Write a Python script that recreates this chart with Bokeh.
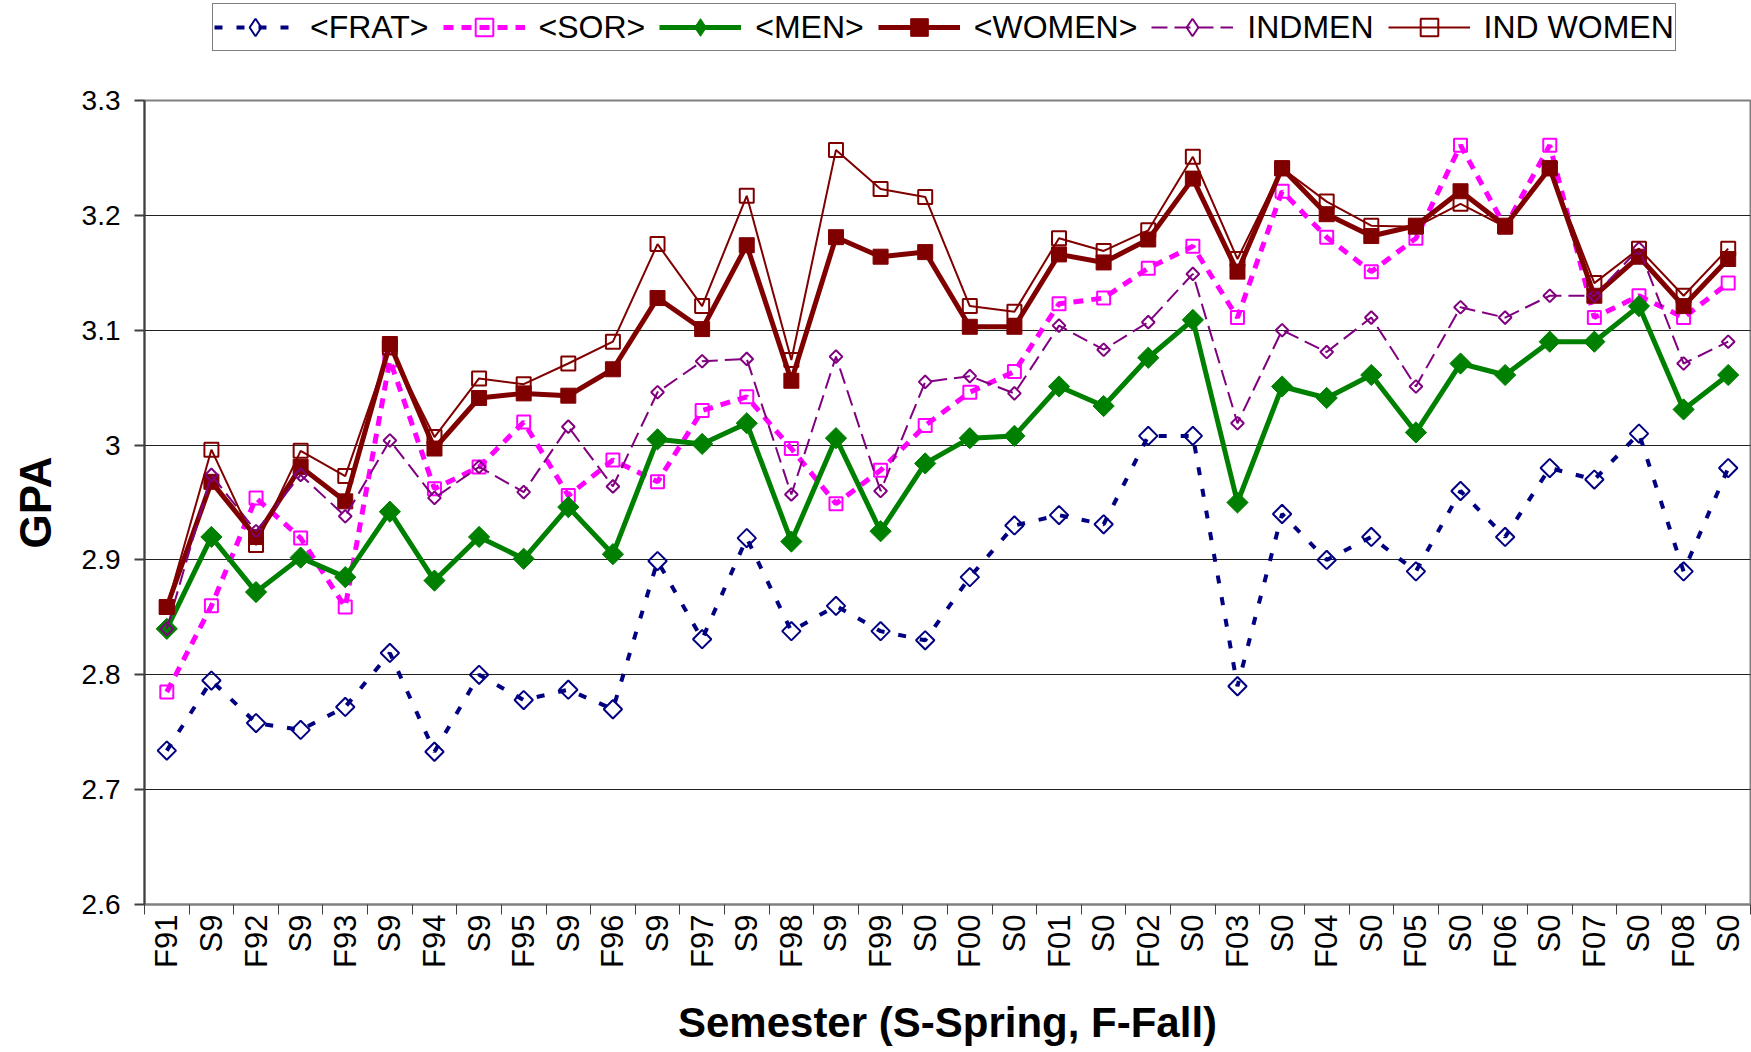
import math
from bokeh.plotting import figure
from bokeh.layouts import column
from bokeh.models import (Range1d, FixedTicker, NumeralTickFormatter, Legend, LegendItem, ColumnDataSource)
from bokeh.embed import file_html
from bokeh.resources import INLINE

categories = ["F91", "S9", "F92", "S9", "F93", "S9", "F94", "S9", "F95", "S9", "F96", "S9",
              "F97", "S9", "F98", "S9", "F99", "S0", "F00", "S0", "F01", "S0", "F02", "S0",
              "F03", "S0", "F04", "S0", "F05", "S0", "F06", "S0", "F07", "S0", "F08", "S0"]

frat = [2.734, 2.795, 2.758, 2.752, 2.772, 2.819, 2.733, 2.800, 2.778, 2.787, 2.770, 2.899,
        2.831, 2.919, 2.838, 2.860, 2.838, 2.830, 2.885, 2.930, 2.939, 2.931, 3.008, 3.008,
        2.790, 2.940, 2.900, 2.920, 2.890, 2.960, 2.920, 2.980, 2.970, 3.010, 2.890, 2.980]
sor = [2.785, 2.860, 2.954, 2.919, 2.859, 3.074, 2.962, 2.981, 3.020, 2.956, 2.987, 2.968,
       3.030, 3.042, 2.997, 2.949, 2.978, 3.017, 3.046, 3.064, 3.123, 3.128, 3.154, 3.173,
       3.111, 3.221, 3.181, 3.151, 3.180, 3.261, 3.190, 3.261, 3.111, 3.130, 3.111, 3.141]
men = [2.840, 2.920, 2.872, 2.902, 2.885, 2.942, 2.882, 2.920, 2.901, 2.946, 2.905, 3.005,
       3.001, 3.019, 2.916, 3.006, 2.925, 2.984, 3.006, 3.008, 3.051, 3.034, 3.076, 3.109,
       2.950, 3.051, 3.041, 3.061, 3.011, 3.071, 3.061, 3.090, 3.090, 3.121, 3.031, 3.061]
women = [2.859, 2.968, 2.920, 2.981, 2.951, 3.088, 2.997, 3.041, 3.045, 3.043, 3.066, 3.128,
         3.101, 3.174, 3.056, 3.181, 3.164, 3.168, 3.103, 3.103, 3.166, 3.159, 3.179, 3.232,
         3.151, 3.241, 3.201, 3.182, 3.191, 3.221, 3.191, 3.241, 3.130, 3.164, 3.121, 3.162]
indmen = [2.840, 2.974, 2.925, 2.974, 2.938, 3.004, 2.954, 2.981, 2.959, 3.016, 2.964, 3.046,
          3.073, 3.075, 2.957, 3.077, 2.960, 3.055, 3.060, 3.045, 3.104, 3.083, 3.107, 3.149,
          3.019, 3.100, 3.081, 3.111, 3.051, 3.120, 3.111, 3.130, 3.130, 3.171, 3.071, 3.090]
indwomen = [2.859, 2.996, 2.913, 2.995, 2.973, 3.085, 3.007, 3.058, 3.053, 3.071, 3.090, 3.175,
            3.121, 3.217, 3.074, 3.257, 3.223, 3.216, 3.121, 3.116, 3.180, 3.169, 3.187, 3.251,
            3.162, 3.241, 3.212, 3.191, 3.190, 3.210, 3.190, 3.241, 3.141, 3.171, 3.130, 3.171]

y_ticks = [2.6, 2.7, 2.8, 2.9, 3.0, 3.1, 3.2, 3.3]

FONT = "Liberation Sans"
xs = list(range(len(categories)))

W = 1751
LEG_H = 60
TOP, BOTTOM, LEFT, RIGHT = 40, 146, 144, 1
FRAME_H = 804
H = TOP + FRAME_H + BOTTOM

p = figure(width=W, height=H, output_backend="svg", toolbar_location=None,
           x_range=Range1d(-0.5, len(categories) - 0.5), y_range=Range1d(2.6, 3.3),
           min_border_left=LEFT, min_border_right=RIGHT, min_border_top=TOP,
           min_border_bottom=BOTTOM,
           background_fill_color="white", border_fill_color="white")
p.outline_line_color = "#808080"
p.outline_line_width = 2

# y axis
p.yaxis.ticker = FixedTicker(ticks=y_ticks)
p.yaxis.formatter = NumeralTickFormatter(format="0.[0]")
p.yaxis.major_label_text_font = FONT
p.yaxis.major_label_text_font_size = "28px"
p.yaxis.major_label_text_color = "black"
p.yaxis.major_tick_out = 10
p.yaxis.major_tick_in = 0
p.yaxis.minor_tick_line_color = None
p.yaxis.major_label_standoff = 14
p.yaxis.axis_line_color = "#404040"
p.yaxis.axis_line_width = 2
p.yaxis.major_tick_line_color = "#404040"
p.yaxis.major_tick_line_width = 2
p.yaxis.axis_label = "GPA"
p.yaxis.axis_label_text_font = FONT
p.yaxis.axis_label_text_font_style = "bold"
p.yaxis.axis_label_text_font_size = "44px"
p.yaxis.axis_label_text_color = "black"
p.yaxis.axis_label_standoff = 19

# x axis (category positions with labels, ticks between categories)
p.xaxis.ticker = FixedTicker(ticks=xs, minor_ticks=[i - 0.5 for i in range(len(categories) + 1)])
p.xaxis.major_label_overrides = {i: c for i, c in enumerate(categories)}
p.xaxis.major_label_orientation = math.pi / 2
p.xaxis.major_label_text_font = FONT
p.xaxis.major_label_text_font_size = "31px"
p.xaxis.major_label_text_color = "black"
p.xaxis.major_tick_line_color = None
p.xaxis.major_tick_out = 10
p.xaxis.minor_tick_out = 10
p.xaxis.minor_tick_in = 0
p.xaxis.minor_tick_line_color = "#404040"
p.xaxis.minor_tick_line_width = 1
p.xaxis.major_label_standoff = 0
p.xaxis.axis_line_color = "#808080"
p.xaxis.axis_line_width = 2
p.xaxis.axis_label = "Semester (S-Spring, F-Fall)"
p.xaxis.axis_label_text_font = FONT
p.xaxis.axis_label_text_font_style = "bold"
p.xaxis.axis_label_text_font_size = "42px"
p.xaxis.axis_label_text_color = "black"
p.xaxis.axis_label_standoff = 28

p.xgrid.grid_line_color = None
p.ygrid.grid_line_color = "#222222"
p.ygrid.grid_line_width = 1.2

# legend strip (separate figure above the chart, so the legend is not clipped)
lf = figure(width=W, height=LEG_H, output_backend="svg", toolbar_location=None,
            x_range=Range1d(-0.5, len(categories) - 0.5), y_range=Range1d(2.6, 3.3),
            x_axis_type=None, y_axis_type=None,
            min_border_left=0, min_border_right=0, min_border_top=0, min_border_bottom=0,
            background_fill_color="white", border_fill_color="white")
lf.outline_line_color = None
lf.grid.grid_line_color = None

# name, values, colour, line width, dash, marker size, rotated(diamond), marker line width (0 = filled)
series = [
    ("<FRAT>", frat, "#000080", 4, "8 14", 13, True, 2),
    ("<SOR>", sor, "#FF00FF", 5, "10 8", 13, False, 2),
    ("<MEN>", men, "#008000", 5, None, 15, True, 0),
    ("<WOMEN>", women, "#800000", 5, None, 15, False, 0),
    ("INDMEN", indmen, "#800080", 2, "16 7", 9, True, 2),
    ("IND WOMEN", indwomen, "#800000", 2, None, 14, False, 2),
]

items = []
for name, vals, color, lw, dash, size, rotate, mlw in series:
    src = ColumnDataSource(dict(x=xs, y=vals))
    kw = {}
    if dash:
        kw["line_dash"] = dash
    filled = (mlw == 0)
    p.line("x", "y", source=src, line_color=color, line_width=lw, **kw)
    p.scatter("x", "y", source=src, marker="square", size=size,
              angle=(math.pi / 4 if rotate else 0.0),
              line_color=color, line_width=(1 if filled else mlw),
              fill_color=(color if filled else None))
    # hidden copies in the legend strip, used only to draw the legend glyphs
    ln = lf.line("x", "y", source=src, line_color=color, line_width=lw, visible=False, **kw)
    lg = lf.scatter("x", "y", source=src, marker=("diamond" if rotate else "square"),
                    size=size, line_color=color, line_width=(1 if filled else mlw),
                    fill_color=(color if filled else None), visible=False)
    items.append(LegendItem(label=name, renderers=[ln, lg]))

legend_h = 46
legend = Legend(items=items, orientation="horizontal",
                location=(212 - LEFT, LEG_H - legend_h - 5),
                label_text_font=FONT, label_text_font_size="32px", label_text_color="black",
                label_height=34, glyph_width=82, glyph_height=44, label_standoff=14,
                spacing=14, padding=1, margin=0, border_line_color="black",
                border_line_width=1.5, background_fill_color="white",
                background_fill_alpha=1.0)
lf.add_layout(legend, "center")

layout = column(lf, p, spacing=0)
open("out.html", "w").write(file_html(layout, INLINE))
——————————
**Task to carry out**
Please extract exactly the lines of the data, from the first through the line containing "from bokeh.resources import INLINE", and add no pictures to the copy.

**Final result**
Write a Python script that recreates this chart with Bokeh.
import math
from bokeh.plotting import figure
from bokeh.layouts import column
from bokeh.models import (Range1d, FixedTicker, NumeralTickFormatter, Legend, LegendItem, ColumnDataSource)
from bokeh.embed import file_html
from bokeh.resources import INLINE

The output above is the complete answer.